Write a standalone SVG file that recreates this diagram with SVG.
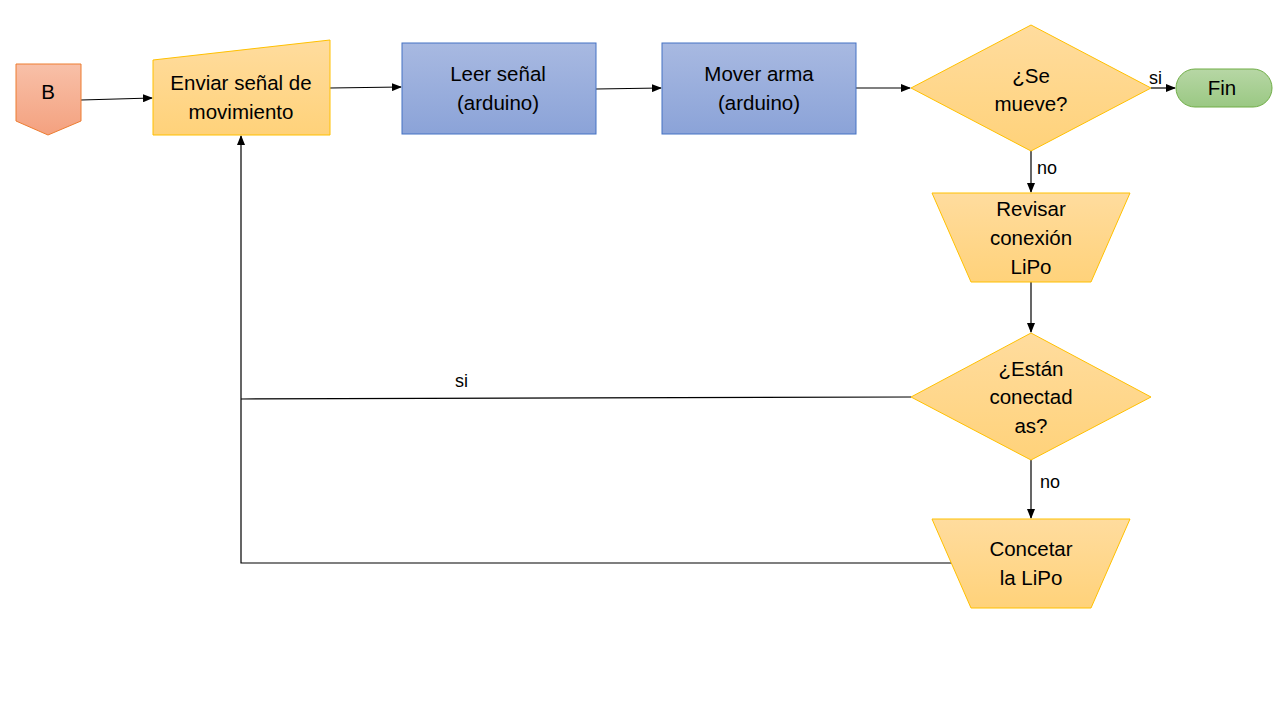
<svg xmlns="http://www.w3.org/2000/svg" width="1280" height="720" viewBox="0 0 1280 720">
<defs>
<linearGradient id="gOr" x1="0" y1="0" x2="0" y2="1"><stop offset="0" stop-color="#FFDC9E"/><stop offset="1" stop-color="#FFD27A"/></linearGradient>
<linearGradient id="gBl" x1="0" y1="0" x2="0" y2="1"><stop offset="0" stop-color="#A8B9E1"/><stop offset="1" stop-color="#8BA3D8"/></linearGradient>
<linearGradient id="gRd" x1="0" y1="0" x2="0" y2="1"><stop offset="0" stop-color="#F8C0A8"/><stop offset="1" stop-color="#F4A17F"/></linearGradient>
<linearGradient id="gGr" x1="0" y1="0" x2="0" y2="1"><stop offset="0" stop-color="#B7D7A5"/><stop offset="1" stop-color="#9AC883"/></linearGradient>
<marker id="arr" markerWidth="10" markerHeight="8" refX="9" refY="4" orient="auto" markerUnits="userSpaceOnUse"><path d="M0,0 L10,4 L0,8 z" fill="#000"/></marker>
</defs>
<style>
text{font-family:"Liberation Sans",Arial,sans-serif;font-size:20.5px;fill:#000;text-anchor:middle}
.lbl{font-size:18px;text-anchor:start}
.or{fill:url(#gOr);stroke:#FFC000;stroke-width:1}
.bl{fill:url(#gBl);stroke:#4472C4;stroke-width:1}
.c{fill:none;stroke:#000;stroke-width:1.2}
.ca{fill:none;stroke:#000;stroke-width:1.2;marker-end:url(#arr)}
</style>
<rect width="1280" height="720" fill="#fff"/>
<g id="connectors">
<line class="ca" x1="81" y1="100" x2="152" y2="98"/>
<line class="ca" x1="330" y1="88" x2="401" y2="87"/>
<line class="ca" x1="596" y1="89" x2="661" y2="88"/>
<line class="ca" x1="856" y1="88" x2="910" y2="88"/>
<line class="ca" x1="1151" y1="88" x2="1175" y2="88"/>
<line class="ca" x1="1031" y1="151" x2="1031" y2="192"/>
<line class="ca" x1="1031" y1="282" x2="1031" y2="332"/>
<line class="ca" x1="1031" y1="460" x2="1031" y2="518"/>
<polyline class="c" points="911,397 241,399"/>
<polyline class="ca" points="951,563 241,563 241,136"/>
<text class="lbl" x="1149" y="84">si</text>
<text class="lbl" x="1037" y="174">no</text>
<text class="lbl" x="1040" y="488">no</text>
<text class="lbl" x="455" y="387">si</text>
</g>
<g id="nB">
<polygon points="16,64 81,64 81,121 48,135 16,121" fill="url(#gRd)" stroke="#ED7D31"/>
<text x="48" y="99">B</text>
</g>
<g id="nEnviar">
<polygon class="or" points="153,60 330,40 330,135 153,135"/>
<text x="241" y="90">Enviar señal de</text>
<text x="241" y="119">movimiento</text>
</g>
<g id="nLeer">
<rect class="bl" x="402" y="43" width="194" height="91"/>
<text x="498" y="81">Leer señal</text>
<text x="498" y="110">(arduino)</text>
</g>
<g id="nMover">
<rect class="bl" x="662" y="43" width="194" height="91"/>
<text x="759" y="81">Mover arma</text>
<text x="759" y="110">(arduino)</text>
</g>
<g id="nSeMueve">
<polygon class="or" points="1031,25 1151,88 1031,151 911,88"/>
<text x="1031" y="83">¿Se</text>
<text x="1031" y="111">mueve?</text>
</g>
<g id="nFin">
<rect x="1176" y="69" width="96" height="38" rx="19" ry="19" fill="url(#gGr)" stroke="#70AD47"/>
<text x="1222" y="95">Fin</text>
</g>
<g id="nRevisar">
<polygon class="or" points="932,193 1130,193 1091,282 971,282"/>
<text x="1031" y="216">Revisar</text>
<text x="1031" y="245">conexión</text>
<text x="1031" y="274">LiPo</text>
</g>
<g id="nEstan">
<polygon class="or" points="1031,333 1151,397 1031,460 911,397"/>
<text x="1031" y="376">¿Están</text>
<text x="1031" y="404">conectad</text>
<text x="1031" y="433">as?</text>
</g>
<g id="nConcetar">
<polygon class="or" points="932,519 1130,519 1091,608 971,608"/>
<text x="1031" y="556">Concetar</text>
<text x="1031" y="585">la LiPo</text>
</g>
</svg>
==
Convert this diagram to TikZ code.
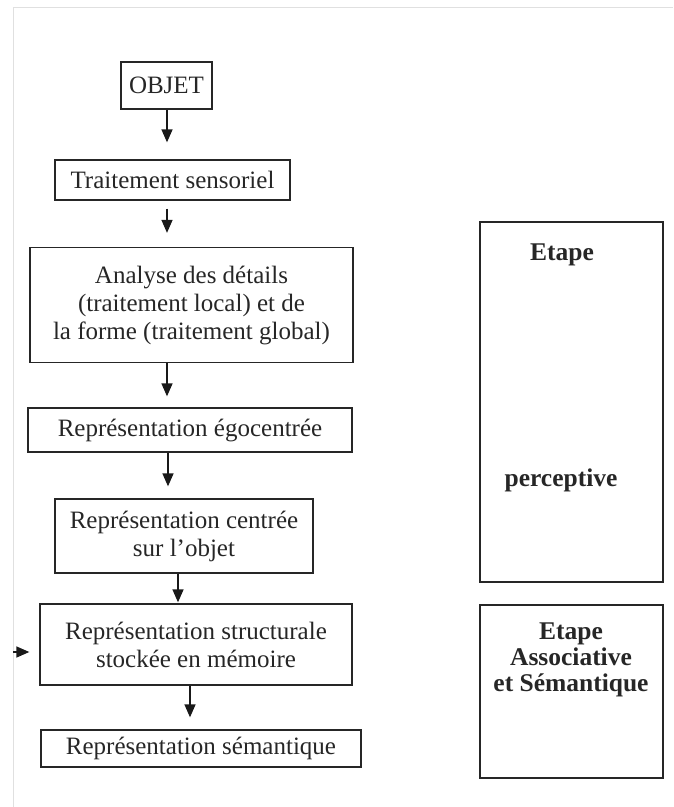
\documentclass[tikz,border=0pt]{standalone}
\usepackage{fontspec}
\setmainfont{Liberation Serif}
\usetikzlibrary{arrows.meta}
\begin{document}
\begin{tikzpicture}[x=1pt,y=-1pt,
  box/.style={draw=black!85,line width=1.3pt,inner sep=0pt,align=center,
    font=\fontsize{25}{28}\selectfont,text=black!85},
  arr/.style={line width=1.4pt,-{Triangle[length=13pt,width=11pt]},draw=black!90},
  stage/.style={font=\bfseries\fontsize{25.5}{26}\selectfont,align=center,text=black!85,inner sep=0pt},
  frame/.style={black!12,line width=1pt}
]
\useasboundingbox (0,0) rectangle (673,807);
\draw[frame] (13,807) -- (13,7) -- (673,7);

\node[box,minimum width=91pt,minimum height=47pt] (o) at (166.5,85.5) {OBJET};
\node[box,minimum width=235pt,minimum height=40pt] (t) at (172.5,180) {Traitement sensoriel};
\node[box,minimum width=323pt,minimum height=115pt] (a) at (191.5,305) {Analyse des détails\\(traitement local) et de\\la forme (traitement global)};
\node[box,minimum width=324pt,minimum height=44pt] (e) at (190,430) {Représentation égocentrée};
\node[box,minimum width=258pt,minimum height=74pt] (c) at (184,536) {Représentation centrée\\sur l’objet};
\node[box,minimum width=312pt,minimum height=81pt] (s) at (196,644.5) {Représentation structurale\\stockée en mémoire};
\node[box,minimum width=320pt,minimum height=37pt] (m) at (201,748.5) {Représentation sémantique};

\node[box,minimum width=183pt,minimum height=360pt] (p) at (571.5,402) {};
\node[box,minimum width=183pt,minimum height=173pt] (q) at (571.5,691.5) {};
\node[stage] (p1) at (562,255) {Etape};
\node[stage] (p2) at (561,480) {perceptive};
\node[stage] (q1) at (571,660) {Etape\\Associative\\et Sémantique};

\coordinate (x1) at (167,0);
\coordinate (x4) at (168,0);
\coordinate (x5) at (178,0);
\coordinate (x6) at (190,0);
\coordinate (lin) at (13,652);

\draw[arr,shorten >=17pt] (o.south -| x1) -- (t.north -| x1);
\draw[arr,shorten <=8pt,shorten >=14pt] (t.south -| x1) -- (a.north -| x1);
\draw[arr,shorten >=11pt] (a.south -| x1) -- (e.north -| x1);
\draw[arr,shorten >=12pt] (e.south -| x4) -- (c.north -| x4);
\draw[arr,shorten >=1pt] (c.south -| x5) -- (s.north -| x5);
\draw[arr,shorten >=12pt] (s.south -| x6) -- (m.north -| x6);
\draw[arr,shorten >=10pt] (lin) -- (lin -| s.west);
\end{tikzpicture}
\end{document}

* _What is needed_: Copy nothing but the lines above from the one with "Convert this diagram to TikZ code." to the one with "(13,7) -- (673,7);", inclusive, word for word. Leave every picture out.

* _Solution for this exercise_:
Convert this diagram to TikZ code.
\documentclass[tikz,border=0pt]{standalone}
\usepackage{fontspec}
\setmainfont{Liberation Serif}
\usetikzlibrary{arrows.meta}
\begin{document}
\begin{tikzpicture}[x=1pt,y=-1pt,
  box/.style={draw=black!85,line width=1.3pt,inner sep=0pt,align=center,
    font=\fontsize{25}{28}\selectfont,text=black!85},
  arr/.style={line width=1.4pt,-{Triangle[length=13pt,width=11pt]},draw=black!90},
  stage/.style={font=\bfseries\fontsize{25.5}{26}\selectfont,align=center,text=black!85,inner sep=0pt},
  frame/.style={black!12,line width=1pt}
]
\useasboundingbox (0,0) rectangle (673,807);
\draw[frame] (13,807) -- (13,7) -- (673,7);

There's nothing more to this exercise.